Review – Brent Weinbach: Appealing to the Mainstream
Shockingly bad, offensive stuff from the American
Brent Weinbach is a man who divides opinion. Hailed by his fans as a master of the absurd, Weinbach’s ultra-deadpan delivery allows him to run through a range of ages and races in his meandering tour of mainly American pop culture.
Or at least he thinks it does. The premise of his show – echoed in the oh-so-ironic title – is that when he says something that sounds like a parody of a particular social group, such as black Americans, then it is not really him, but a deconstruction of different comedy styles.
Take his approach to Def Jam, for example. The black American troupe were regulars on US television in the 1990s and its stars, like Queen Latifah and Martin Lawrence, went on to become household names.

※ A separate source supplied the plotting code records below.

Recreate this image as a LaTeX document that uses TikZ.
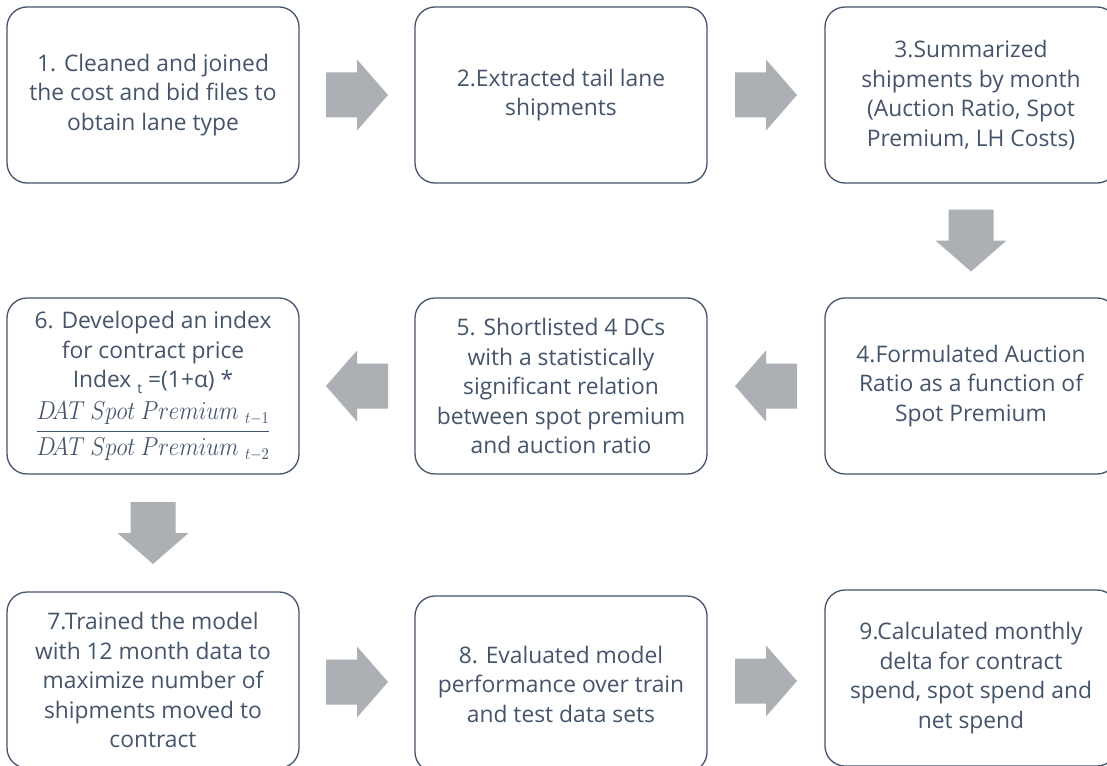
\documentclass[tikz,border=0pt]{standalone}
\usepackage{fontspec}
\setmainfont{Open Sans}
\usetikzlibrary{calc}
\definecolor{slate}{HTML}{44546A}
\definecolor{arrowgray}{HTML}{ACAFB4}
\tikzset{
  stepbox/.style={draw=slate, line width=1.3pt, rounded corners=20pt,
    minimum width=292pt, minimum height=176pt, align=center, text=slate,
    font=\fontsize{22.8}{29.5}\selectfont, inner sep=0pt},
  blockarrow/.style={fill=arrowgray, draw=none}
}
% block arrow centred between two anchors, tip pointing along the given angle
\newcommand\flowarrow[3]{%
  \fill[blockarrow, shift={($(#1)!0.5!(#2)$)}, rotate=#3]
    (-31,-22.5) -- (0,-22.5) -- (0,-35.5) -- (31,0) -- (0,35.5) -- (0,22.5) -- (-31,22.5) -- cycle;}
\newcommand\datsp{D\!AT\ Spot\ Premium}
\begin{document}
\begin{tikzpicture}[x=1pt, y=-1pt]
\useasboundingbox (0,0) rectangle (1107,765);
\fill[white] (0,0) rectangle (1107,765);

\node[stepbox] (s1) at (153,95) {1. Cleaned and joined\\the cost and bid files to\\obtain lane type};
\node[stepbox] (s2) at (561,95) {2.Extracted tail lane\\shipments};
\node[stepbox] (s3) at (971,95) {3.Summarized\\shipments by month\\(Auction Ratio, Spot\\Premium, LH Costs)};

\node[stepbox] (s4) at (971,386) {4.Formulated Auction\\Ratio as a function of\\Spot Premium};
\node[stepbox] (s5) at (561,386) {5. Shortlisted 4 DCs\\with a statistically\\significant relation\\between spot premium\\and auction ratio};
\node[stepbox] (s6) at (153,386) {6. Developed an index\\for contract price\\Index \raisebox{-6pt}{\fontsize{14}{14}\selectfont t} =(1+α) *\\[7pt]
  {\fontsize{16}{18}\selectfont\scalebox{1.32}[1.5]{$\displaystyle\frac{\datsp\;{}_{t-1}}{\datsp\;{}_{t-2}}$}}};

\node[stepbox] (s7) at (153,680) {7.Trained the model\\with 12 month data to\\maximize number of\\shipments moved to\\contract};
\node[stepbox] (s8) at (561,684) {8. Evaluated model\\performance over train\\and test data sets};
\node[stepbox] (s9) at (971,678) {9.Calculated monthly\\delta for contract\\spend, spot spend and\\net spend};

\flowarrow{s1.east}{s2.west}{0}
\flowarrow{s2.east}{s3.west}{0}
\flowarrow{s3.south}{s4.north}{-90}
\flowarrow{s4.west}{s5.east}{180}
\flowarrow{s5.west}{s6.east}{180}
\flowarrow{s6.south}{s7.north}{-90}
\flowarrow{s7.east}{s8.west}{0}
\flowarrow{s8.east}{s9.west}{0}
\end{tikzpicture}
\end{document}
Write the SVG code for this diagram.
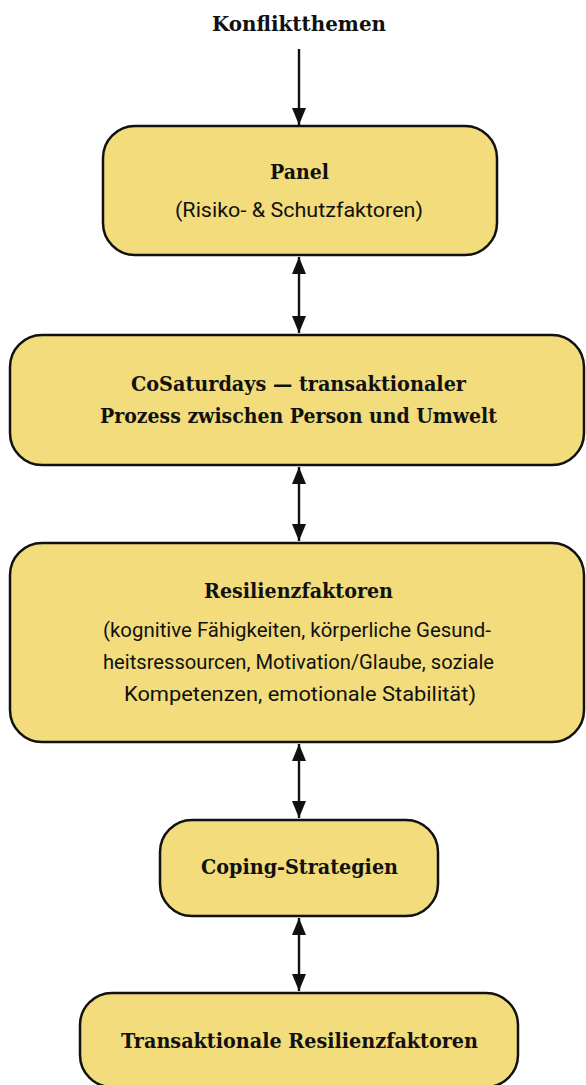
<svg xmlns="http://www.w3.org/2000/svg" width="586" height="1085" viewBox="0 0 586 1085">
<style>
.box{fill:#F2DC7B;stroke:#111;stroke-width:2.5}
.t{font-family:"DejaVu Serif","Liberation Serif",serif;font-weight:bold;font-size:20px;fill:#111;text-anchor:middle}
.s{font-family:Roboto,"Liberation Sans",sans-serif;font-size:19.5px;fill:#111;text-anchor:middle}
.c{stroke:#111;stroke-width:2.4;fill:none}
</style>
<defs>
<marker id="ah" markerUnits="userSpaceOnUse" markerWidth="17" markerHeight="14" refX="17" refY="7" orient="auto-start-reverse" viewBox="0 0 17 14">
<path d="M0,0 L17,7 L0,14 z" fill="#111"/>
</marker>
</defs>
<g id="title">
<text class="t" x="299" y="31" textLength="174" lengthAdjust="spacingAndGlyphs">Konfliktthemen</text>
</g>
<g id="connectors">
<line class="c" x1="299" y1="49" x2="299" y2="125" marker-end="url(#ah)"/>
<line class="c" x1="299" y1="257" x2="299" y2="333" marker-start="url(#ah)" marker-end="url(#ah)"/>
<line class="c" x1="299" y1="467" x2="299" y2="541" marker-start="url(#ah)" marker-end="url(#ah)"/>
<line class="c" x1="299" y1="744" x2="299" y2="818" marker-start="url(#ah)" marker-end="url(#ah)"/>
<line class="c" x1="299" y1="918" x2="299" y2="991" marker-start="url(#ah)" marker-end="url(#ah)"/>
</g>
<g id="panel">
<rect class="box" x="103" y="126" width="394" height="129" rx="32"/>
<text class="t" x="299.5" y="179" textLength="59" lengthAdjust="spacingAndGlyphs">Panel</text>
<text class="s" x="299" y="217" textLength="248" lengthAdjust="spacingAndGlyphs">(Risiko- &amp; Schutzfaktoren)</text>
</g>
<g id="cosaturdays">
<rect class="box" x="10" y="335" width="574" height="130" rx="32"/>
<text class="t" x="298.5" y="391" textLength="335" lengthAdjust="spacingAndGlyphs">CoSaturdays — transaktionaler</text>
<text class="t" x="298.5" y="423" textLength="397" lengthAdjust="spacingAndGlyphs">Prozess zwischen Person und Umwelt</text>
</g>
<g id="resilienz">
<rect class="box" x="10" y="543" width="574" height="199" rx="32"/>
<text class="t" x="298.5" y="598" textLength="189" lengthAdjust="spacingAndGlyphs">Resilienzfaktoren</text>
<text class="s" x="297" y="637" textLength="388" lengthAdjust="spacingAndGlyphs">(kognitive Fähigkeiten, körperliche Gesund-</text>
<text class="s" x="298.5" y="669" textLength="391" lengthAdjust="spacingAndGlyphs">heitsressourcen, Motivation/Glaube, soziale</text>
<text class="s" x="300" y="701" textLength="352" lengthAdjust="spacingAndGlyphs">Kompetenzen, emotionale Stabilität)</text>
</g>
<g id="coping">
<rect class="box" x="160" y="820" width="278" height="96" rx="32"/>
<text class="t" x="299.5" y="874" textLength="197" lengthAdjust="spacingAndGlyphs">Coping-Strategien</text>
</g>
<g id="transaktional">
<rect class="box" x="80" y="993" width="438" height="94" rx="32"/>
<text class="t" x="299.5" y="1048" textLength="357" lengthAdjust="spacingAndGlyphs">Transaktionale Resilienzfaktoren</text>
</g>
</svg>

When Weinbach spent ages on a long and graphic riff about black Americans having sex, it didn’t work. I don’t know if people were laughing at the joke, or the fact it was being told by a self-styled geeky white man, or whether Weinbach was just encouraging the mainly white audience to laugh at black Americans.
Whatever the intention, it fell flat with many of the crowd. There is some material that simply cannot be saved by claiming irony as a retrospective defence. I didn’t laugh at all. The venue was only half-full and four people – of varying races and sexes – walked out.
Weinbach’s act isn’t clever enough to be funny and isn’t strange enough to make him a real eccentric. While it may seem absurd to some, it will sound offensive to many others. It is simply dire.